Tenants damaged the property? An inventory is the key to preventing financial loss.
Being a landlord isn’t always easy, and there are things that can go wrong throughout a tenancy, one of the things we see most regularly is a property that has been damaged (sometimes trashed) by tenants. Sometimes this is simple things, such as not leaving the property clean, sometimes it can be much bigger than that – carpets destroyed, doors removed, kitchen cabinets pulled off, rubbish piled high in the rooms, walls graffitied etc. Seeing your property in this state can be distressing and the financial impacts can be huge, so let’s discuss how to best protect yourself from the financial loss this can bring.
- Ensure you get a property inventory
When your new tenants check in, it is vital that you get a property inventory by an independent third party. The property inventory will detail the contents and condition of the property at the time the tenants move in. The tenants receive this document and have the opportunity to add any comments and sign it. This is then documented written proof of the state of the property at the time you handed it over to the tenants. This document can be used in court as proof that any damage present on the check-out, wasn’t the case upon check in.
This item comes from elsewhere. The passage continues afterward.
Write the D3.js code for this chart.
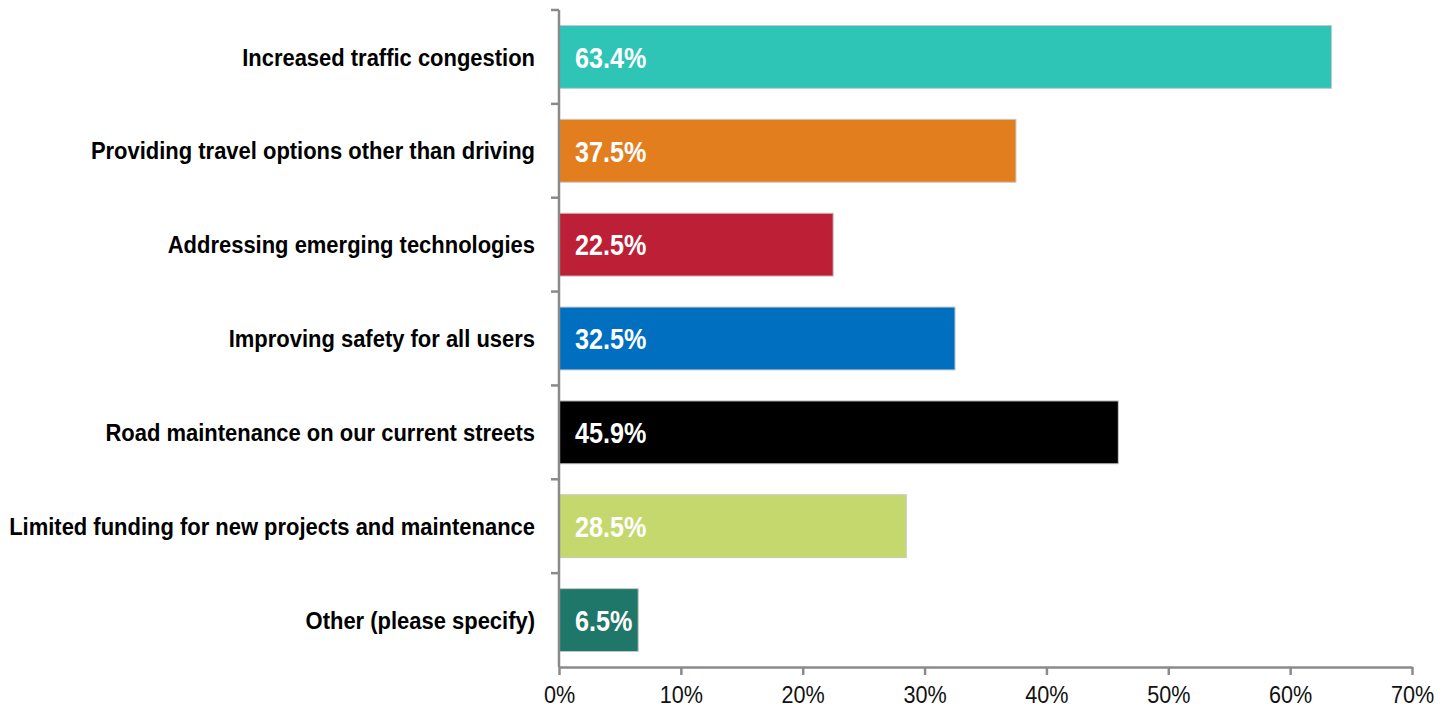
<!DOCTYPE html>
<html>
<head>
<meta charset="utf-8">
<script src="https://cdn.jsdelivr.net/npm/d3@7"></script>
<style>
  body { margin: 0; background: #fff; }
  svg text { font-family: "Liberation Sans Narrow", "Arial Narrow", "Liberation Sans", Arial, sans-serif; }
</style>
</head>
<body>
<div id="chart"></div>
<script>
// chart data
var categories = ['Increased traffic congestion',
    'Providing travel options other than driving',
    'Addressing emerging technologies',
    'Improving safety for all users',
    'Road maintenance on our current streets',
    'Limited funding for new projects and maintenance',
    'Other (please specify)'];
var values = [63.4, 37.5, 22.5, 32.5, 45.9, 28.5, 6.5];
var barColors = ['#2EC4B6', '#E37E1F', '#BD1F36', '#006FBF', '#000000', '#C5D86D', '#1E7768'];
var xTicks = [0, 10, 20, 30, 40, 50, 60, 70];

var margin = { top: 10, right: 30, bottom: 48, left: 559 },
    width = 1412 - margin.left,
    height = 667 - margin.top;

// no narrow font installed, so squeeze text horizontally
var squeeze = 0.915;

var svg = d3.select("#chart")
    .append("svg")
    .attr("width", 1442)
    .attr("height", 715)
    .append("g")
    .attr("transform", "translate(" + margin.left + "," + margin.top + ")");

var x = d3.scaleLinear()
    .domain([0, 70])
    .range([0, width]);

var y = d3.scaleBand()
    .domain(categories)
    .range([0, height])
    .paddingInner(0.33)
    .paddingOuter(0.165);

// bars
svg.append("g")
    .selectAll("rect")
    .data(values)
    .enter().append("rect")
    .attr("x", x(0))
    .attr("y", function (d, i) { return y(categories[i]); })
    .attr("width", function (d) { return x(d) - x(0); })
    .attr("height", y.bandwidth())
    .attr("fill", function (d, i) { return barColors[i]; })
    .attr("stroke", "#c8c8c8")
    .attr("stroke-width", 1);

// value labels inside bars
svg.append("g")
    .selectAll("text")
    .data(values)
    .enter().append("text")
    .attr("transform", function (d, i) {
        return "translate(" + (x(0) + 16) + "," + (y(categories[i]) + y.bandwidth() / 2) + ") scale(0.84,1)";
    })
    .attr("dy", "0.36em")
    .attr("fill", "#fff")
    .style("font-size", "30px")
    .style("font-weight", "bold")
    .text(function (d) { return d.toFixed(1) + "%"; });

// category boundaries on the y axis (ticks between bands)
var step = height / categories.length;
var yAxisG = svg.append("g");
yAxisG.append("line")
    .attr("x1", 0).attr("x2", 0)
    .attr("y1", 0).attr("y2", height)
    .attr("stroke", "#8a8a8a").attr("stroke-width", 2.5);
yAxisG.selectAll("line.tick")
    .data(d3.range(categories.length))
    .enter().append("line")
    .attr("class", "tick")
    .attr("x1", -8).attr("x2", 0)
    .attr("y1", function (d) { return d * step; })
    .attr("y2", function (d) { return d * step; })
    .attr("stroke", "#8a8a8a").attr("stroke-width", 2.5);

yAxisG.selectAll("text")
    .data(categories)
    .enter().append("text")
    .attr("transform", function (d) {
        return "translate(-24," + (y(d) + y.bandwidth() / 2) + ") scale(" + squeeze + ",1)";
    })
    .attr("dy", "0.36em")
    .attr("text-anchor", "end")
    .attr("fill", "#000")
    .style("font-size", "24px")
    .style("font-weight", "bold")
    .text(function (d) { return d; });

// x axis
var xAxis = svg.append("g")
    .attr("transform", "translate(0," + height + ")")
    .call(d3.axisBottom(x).tickValues(xTicks).tickSize(8).tickSizeOuter(0)
        .tickFormat(function (d) { return d + "%"; }));
xAxis.select(".domain").attr("stroke", "#8a8a8a").attr("stroke-width", 2.5);
xAxis.selectAll(".tick line").attr("stroke", "#8a8a8a").attr("stroke-width", 2.5);
xAxis.selectAll(".tick text")
    .attr("y", 0)
    .attr("dy", 0)
    .attr("transform", "translate(0,36) scale(0.9,1)")
    .attr("fill", "#111")
    .style("font-size", "24px");
</script>
</body>
</html>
- Get regular mid-term inspections
The importance of mid-term inspections is often overlooked, but it remains one of the key ways to identify if your property is being taken care of by your tenants. During a mid-term inspection, the inspector can get a feel for the way the property is going to be handed back, whether they are keeping it clean and tidy, if the walls have been kept clean and the carpets are taken care of. They also check for things such as smoking, pets or additional tenants in the property. Identifying these issues early will prevent them from becoming a bigger issue later on. It also gives an opportunity to identify any maintenance issues that need to be addressed.
- Book a check out report
The check our report should take place on the same day the tenants leave the property; it does not need to be completed by the same inspector who did the inventory check in but they will need to see the original check in document. The check out will directly compare the condition of the property when the tenants leave, to the condition on the day they moved in. This will clearly highlight any differences and give a suggestion as to who is liable for these discrepancies. The check out document then forms a basis for deposit deduction and can also be used in court if required.
To summarise, if you have a property inventory completed when the tenants check in, and again when they check out, you have written proof of any changes that have taken place throughout the tenancy that the tenants may be liable for, thus helping to minimise any financial loss that you may face. Without these documents, tenants can claim the property was handed to them in that condition and you have no formal proof to the contrary.